▶ Short task:
Leave the pictures out, and retype all of the material exactly as written.

▶ Task input:

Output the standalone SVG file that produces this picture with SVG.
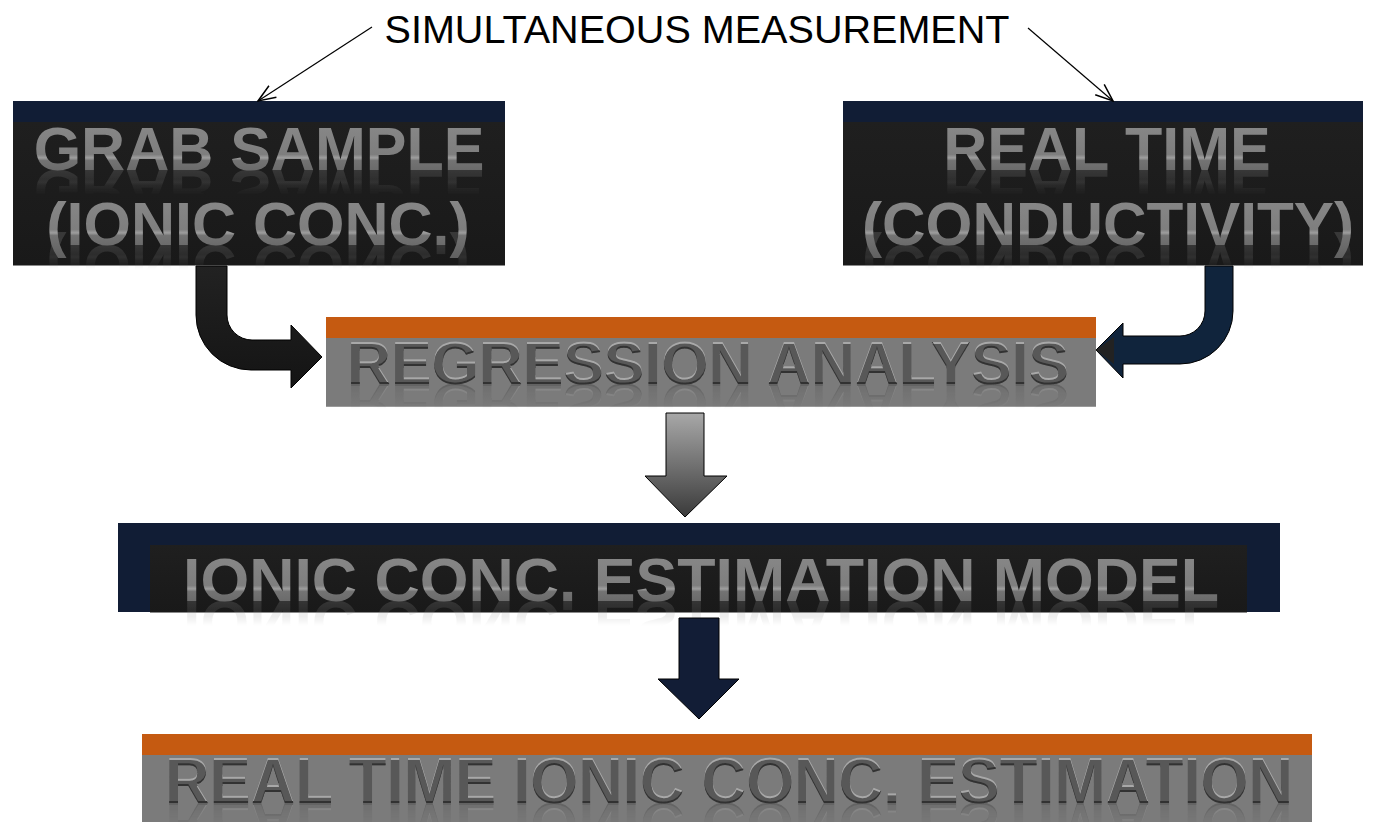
<svg xmlns="http://www.w3.org/2000/svg" width="1378" height="822" viewBox="0 0 1378 822">
<style>
.lbl{font-family:"Liberation Sans",Arial,sans-serif;font-size:39px;fill:#000}
.gl{font-family:"Liberation Sans",Arial,sans-serif;font-weight:bold;font-size:61px;fill:url(#gloss);text-anchor:middle}
.em{font-family:"Liberation Sans",Arial,sans-serif;font-weight:bold;fill:#585858;filter:url(#emboss)}
.navy{fill:#111d35}
.dark{fill:url(#darkG)}
.orange{fill:#c55a11}
.grey{fill:#7b7b7b}
.refl{mask:url(#fade)}
.thin{stroke:#000;stroke-width:1.2;fill:none}
</style>
<defs>
<linearGradient id="gloss" x1="0" y1="0" x2="0" y2="1">
<stop offset="0" stop-color="#8a8a8a"/>
<stop offset="0.58" stop-color="#7e7e7e"/>
<stop offset="0.63" stop-color="#9e9e9e"/>
<stop offset="0.67" stop-color="#737373"/>
<stop offset="1" stop-color="#606060"/>
</linearGradient>
<linearGradient id="darkG" x1="0" y1="0" x2="0" y2="1">
<stop offset="0" stop-color="#1f1f1f"/>
<stop offset="1" stop-color="#191919"/>
</linearGradient>
<linearGradient id="downG" x1="0" y1="0" x2="0" y2="1">
<stop offset="0" stop-color="#a8a8a8"/>
<stop offset="1" stop-color="#3a3a3a"/>
</linearGradient>
<linearGradient id="blackArrow" x1="0" y1="0" x2="0" y2="1">
<stop offset="0" stop-color="#222"/>
<stop offset="1" stop-color="#141414"/>
</linearGradient>
<linearGradient id="fadeG" x1="0" y1="1" x2="0" y2="0">
<stop offset="0" stop-color="#fff" stop-opacity="0.45"/>
<stop offset="0.19" stop-color="#fff" stop-opacity="0.4"/>
<stop offset="0.55" stop-color="#fff" stop-opacity="0"/>
</linearGradient>
<mask id="fade" maskUnits="objectBoundingBox" maskContentUnits="objectBoundingBox" x="-0.1" y="-0.1" width="1.2" height="1.2">
<rect x="-0.1" y="-0.1" width="1.2" height="1.2" fill="url(#fadeG)"/>
</mask>
<filter id="emboss" x="-5%" y="-10%" width="110%" height="120%">
<feOffset in="SourceAlpha" dx="0" dy="2" result="dn"/>
<feComposite in="SourceAlpha" in2="dn" operator="out" result="topEdge"/>
<feFlood flood-color="#a8a8a8"/>
<feComposite in2="topEdge" operator="in" result="hi"/>
<feOffset in="SourceAlpha" dx="0" dy="-2" result="up"/>
<feComposite in="SourceAlpha" in2="up" operator="out" result="botEdge"/>
<feFlood flood-color="#333"/>
<feComposite in2="botEdge" operator="in" result="sh"/>
<feMerge><feMergeNode in="SourceGraphic"/><feMergeNode in="hi"/><feMergeNode in="sh"/></feMerge>
</filter>
<marker id="open" markerUnits="userSpaceOnUse" markerWidth="20" markerHeight="20" viewBox="0 0 16 12" refX="15" refY="6" orient="auto">
<path d="M1,0.5 L15,6 L1,11.5" fill="none" stroke="#000" stroke-width="1.2"/>
</marker>
</defs>
<rect width="1378" height="822" fill="#fff"/>

<g id="label-simultaneous">
<text class="lbl" x="697" y="43" text-anchor="middle" textLength="625" lengthAdjust="spacingAndGlyphs">SIMULTANEOUS MEASUREMENT</text>
</g>

<g id="node-grab-sample">
<rect class="navy" x="13" y="101" width="492" height="21"/>
<rect class="dark" x="13" y="122" width="492" height="144"/>
<line x1="13" y1="265.5" x2="505" y2="265.5" stroke="#8a8a8a" stroke-width="1"/>
<use href="#t-grab1" class="refl" transform="translate(0,340) scale(1,-1)"/>
<use href="#t-grab2" class="refl" transform="translate(0,490) scale(1,-1)"/>
<text id="t-grab1" class="gl" x="259" y="170">GRAB SAMPLE</text>
<text id="t-grab2" class="gl" x="258" y="245">(IONIC CONC.)</text>
</g>

<g id="node-real-time">
<rect class="navy" x="843" y="101" width="520" height="21"/>
<rect class="dark" x="843" y="122" width="520" height="144"/>
<line x1="843" y1="265.5" x2="1363" y2="265.5" stroke="#8a8a8a" stroke-width="1"/>
<use href="#t-rt1" class="refl" transform="translate(0,340) scale(1,-1)"/>
<use href="#t-rt2" class="refl" transform="translate(0,490) scale(1,-1)"/>
<text id="t-rt1" class="gl" x="1107" y="170">REAL TIME</text>
<text id="t-rt2" class="gl" x="1108" y="245" textLength="492" lengthAdjust="spacingAndGlyphs">(CONDUCTIVITY)</text>
</g>

<g id="node-regression">
<rect class="orange" x="326" y="317" width="770" height="21"/>
<rect class="grey" x="326" y="338" width="770" height="69"/>
<line x1="326" y1="406.5" x2="1096" y2="406.5" stroke="#9a9a9a" stroke-width="1"/>
<use href="#t-reg" class="refl" transform="translate(0,768) scale(1,-1)"/>
<text id="t-reg" class="em" x="347" y="384" font-size="61" textLength="722" lengthAdjust="spacingAndGlyphs">REGRESSION ANALYSIS</text>
</g>

<g id="node-model">
<rect class="navy" x="118" y="523" width="1162" height="89"/>
<rect class="dark" x="150" y="545" width="1097" height="68"/>
<line x1="150" y1="612.5" x2="1247" y2="612.5" stroke="#8a8a8a" stroke-width="1"/>
<use href="#t-model" class="refl" transform="translate(0,1202) scale(1,-1)"/>
<text id="t-model" class="gl" x="183" y="601" font-size="73" style="text-anchor:start" textLength="1036" lengthAdjust="spacingAndGlyphs">IONIC CONC. ESTIMATION MODEL</text>
</g>

<g id="node-estimation">
<rect class="orange" x="142" y="734" width="1170" height="21"/>
<rect class="grey" x="142" y="755" width="1170" height="67"/>
<use href="#t-est" class="refl" transform="translate(0,1606) scale(1,-1)"/>
<text id="t-est" class="em" x="165" y="803" font-size="64" textLength="1128" lengthAdjust="spacingAndGlyphs">REAL TIME IONIC CONC. ESTIMATION</text>
</g>

<g id="connectors">
<line class="thin" x1="372" y1="27" x2="258" y2="101" marker-end="url(#open)"/>
<line class="thin" x1="1028" y1="28" x2="1113" y2="101" marker-end="url(#open)"/>
<path d="M196,266 L227,266 L227,315 A25,25 0 0 0 252,340 L291,340 L291,325 L322,357 L291,388 L291,370 L251,370 A55,55 0 0 1 196,315 Z" fill="url(#blackArrow)" stroke="#000" stroke-width="1"/>
<path d="M1205,266 L1233,266 L1233,311 A53,53 0 0 1 1180,364 L1123,364 L1123,378 L1096,350 L1123,323 L1123,336 L1180,336 A25,25 0 0 0 1205,311 Z" fill="#10243c" stroke="#000" stroke-width="1"/>
<polygon points="1096,350 1114,337 1114,364" fill="#222"/>
<path d="M666,413 L704,413 L704,476 L727,476 L685,517 L645,476 L666,476 Z" fill="url(#downG)" stroke="#000" stroke-width="1"/>
<path d="M679,618 L719,618 L719,679 L739,679 L699,719 L658,679 L679,679 Z" fill="#121d36" stroke="#000" stroke-width="1"/>
</g>
</svg>
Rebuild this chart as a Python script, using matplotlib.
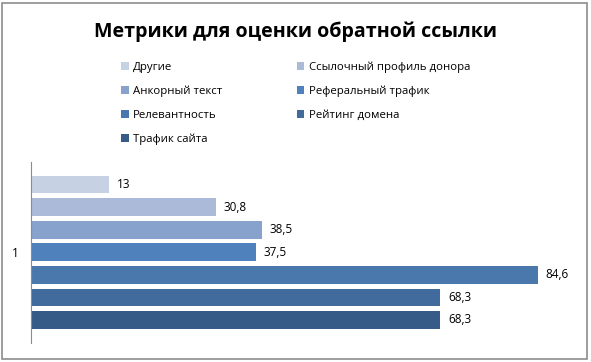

▶ Solution for this problem:
Output the standalone SVG file that produces this picture with SVG.
<svg xmlns="http://www.w3.org/2000/svg" width="1378" height="822" viewBox="0 0 1378 822">
<style>
.lbl{font-family:"Liberation Sans",Arial,sans-serif;font-size:39px;fill:#000}
.gl{font-family:"Liberation Sans",Arial,sans-serif;font-weight:bold;font-size:61px;fill:url(#gloss);text-anchor:middle}
.em{font-family:"Liberation Sans",Arial,sans-serif;font-weight:bold;fill:#585858;filter:url(#emboss)}
.navy{fill:#111d35}
.dark{fill:url(#darkG)}
.orange{fill:#c55a11}
.grey{fill:#7b7b7b}
.refl{mask:url(#fade)}
.thin{stroke:#000;stroke-width:1.2;fill:none}
</style>
<defs>
<linearGradient id="gloss" x1="0" y1="0" x2="0" y2="1">
<stop offset="0" stop-color="#8a8a8a"/>
<stop offset="0.58" stop-color="#7e7e7e"/>
<stop offset="0.63" stop-color="#9e9e9e"/>
<stop offset="0.67" stop-color="#737373"/>
<stop offset="1" stop-color="#606060"/>
</linearGradient>
<linearGradient id="darkG" x1="0" y1="0" x2="0" y2="1">
<stop offset="0" stop-color="#1f1f1f"/>
<stop offset="1" stop-color="#191919"/>
</linearGradient>
<linearGradient id="downG" x1="0" y1="0" x2="0" y2="1">
<stop offset="0" stop-color="#a8a8a8"/>
<stop offset="1" stop-color="#3a3a3a"/>
</linearGradient>
<linearGradient id="blackArrow" x1="0" y1="0" x2="0" y2="1">
<stop offset="0" stop-color="#222"/>
<stop offset="1" stop-color="#141414"/>
</linearGradient>
<linearGradient id="fadeG" x1="0" y1="1" x2="0" y2="0">
<stop offset="0" stop-color="#fff" stop-opacity="0.45"/>
<stop offset="0.19" stop-color="#fff" stop-opacity="0.4"/>
<stop offset="0.55" stop-color="#fff" stop-opacity="0"/>
</linearGradient>
<mask id="fade" maskUnits="objectBoundingBox" maskContentUnits="objectBoundingBox" x="-0.1" y="-0.1" width="1.2" height="1.2">
<rect x="-0.1" y="-0.1" width="1.2" height="1.2" fill="url(#fadeG)"/>
</mask>
<filter id="emboss" x="-5%" y="-10%" width="110%" height="120%">
<feOffset in="SourceAlpha" dx="0" dy="2" result="dn"/>
<feComposite in="SourceAlpha" in2="dn" operator="out" result="topEdge"/>
<feFlood flood-color="#a8a8a8"/>
<feComposite in2="topEdge" operator="in" result="hi"/>
<feOffset in="SourceAlpha" dx="0" dy="-2" result="up"/>
<feComposite in="SourceAlpha" in2="up" operator="out" result="botEdge"/>
<feFlood flood-color="#333"/>
<feComposite in2="botEdge" operator="in" result="sh"/>
<feMerge><feMergeNode in="SourceGraphic"/><feMergeNode in="hi"/><feMergeNode in="sh"/></feMerge>
</filter>
<marker id="open" markerUnits="userSpaceOnUse" markerWidth="20" markerHeight="20" viewBox="0 0 16 12" refX="15" refY="6" orient="auto">
<path d="M1,0.5 L15,6 L1,11.5" fill="none" stroke="#000" stroke-width="1.2"/>
</marker>
</defs>
<rect width="1378" height="822" fill="#fff"/>

<g id="label-simultaneous">
<text class="lbl" x="697" y="43" text-anchor="middle" textLength="625" lengthAdjust="spacingAndGlyphs">SIMULTANEOUS MEASUREMENT</text>
</g>

<g id="node-grab-sample">
<rect class="navy" x="13" y="101" width="492" height="21"/>
<rect class="dark" x="13" y="122" width="492" height="144"/>
<line x1="13" y1="265.5" x2="505" y2="265.5" stroke="#8a8a8a" stroke-width="1"/>
<use href="#t-grab1" class="refl" transform="translate(0,340) scale(1,-1)"/>
<use href="#t-grab2" class="refl" transform="translate(0,490) scale(1,-1)"/>
<text id="t-grab1" class="gl" x="259" y="170">GRAB SAMPLE</text>
<text id="t-grab2" class="gl" x="258" y="245">(IONIC CONC.)</text>
</g>

<g id="node-real-time">
<rect class="navy" x="843" y="101" width="520" height="21"/>
<rect class="dark" x="843" y="122" width="520" height="144"/>
<line x1="843" y1="265.5" x2="1363" y2="265.5" stroke="#8a8a8a" stroke-width="1"/>
<use href="#t-rt1" class="refl" transform="translate(0,340) scale(1,-1)"/>
<use href="#t-rt2" class="refl" transform="translate(0,490) scale(1,-1)"/>
<text id="t-rt1" class="gl" x="1107" y="170">REAL TIME</text>
<text id="t-rt2" class="gl" x="1108" y="245" textLength="492" lengthAdjust="spacingAndGlyphs">(CONDUCTIVITY)</text>
</g>

<g id="node-regression">
<rect class="orange" x="326" y="317" width="770" height="21"/>
<rect class="grey" x="326" y="338" width="770" height="69"/>
<line x1="326" y1="406.5" x2="1096" y2="406.5" stroke="#9a9a9a" stroke-width="1"/>
<use href="#t-reg" class="refl" transform="translate(0,768) scale(1,-1)"/>
<text id="t-reg" class="em" x="347" y="384" font-size="61" textLength="722" lengthAdjust="spacingAndGlyphs">REGRESSION ANALYSIS</text>
</g>

<g id="node-model">
<rect class="navy" x="118" y="523" width="1162" height="89"/>
<rect class="dark" x="150" y="545" width="1097" height="68"/>
<line x1="150" y1="612.5" x2="1247" y2="612.5" stroke="#8a8a8a" stroke-width="1"/>
<use href="#t-model" class="refl" transform="translate(0,1202) scale(1,-1)"/>
<text id="t-model" class="gl" x="183" y="601" font-size="73" style="text-anchor:start" textLength="1036" lengthAdjust="spacingAndGlyphs">IONIC CONC. ESTIMATION MODEL</text>
</g>

<g id="node-estimation">
<rect class="orange" x="142" y="734" width="1170" height="21"/>
<rect class="grey" x="142" y="755" width="1170" height="67"/>
<use href="#t-est" class="refl" transform="translate(0,1606) scale(1,-1)"/>
<text id="t-est" class="em" x="165" y="803" font-size="64" textLength="1128" lengthAdjust="spacingAndGlyphs">REAL TIME IONIC CONC. ESTIMATION</text>
</g>

<g id="connectors">
<line class="thin" x1="372" y1="27" x2="258" y2="101" marker-end="url(#open)"/>
<line class="thin" x1="1028" y1="28" x2="1113" y2="101" marker-end="url(#open)"/>
<path d="M196,266 L227,266 L227,315 A25,25 0 0 0 252,340 L291,340 L291,325 L322,357 L291,388 L291,370 L251,370 A55,55 0 0 1 196,315 Z" fill="url(#blackArrow)" stroke="#000" stroke-width="1"/>
<path d="M1205,266 L1233,266 L1233,311 A53,53 0 0 1 1180,364 L1123,364 L1123,378 L1096,350 L1123,323 L1123,336 L1180,336 A25,25 0 0 0 1205,311 Z" fill="#10243c" stroke="#000" stroke-width="1"/>
<polygon points="1096,350 1114,337 1114,364" fill="#222"/>
<path d="M666,413 L704,413 L704,476 L727,476 L685,517 L645,476 L666,476 Z" fill="url(#downG)" stroke="#000" stroke-width="1"/>
<path d="M679,618 L719,618 L719,679 L739,679 L699,719 L658,679 L679,679 Z" fill="#121d36" stroke="#000" stroke-width="1"/>
</g>
</svg>
Rebuild this chart as a Python script, using matplotlib.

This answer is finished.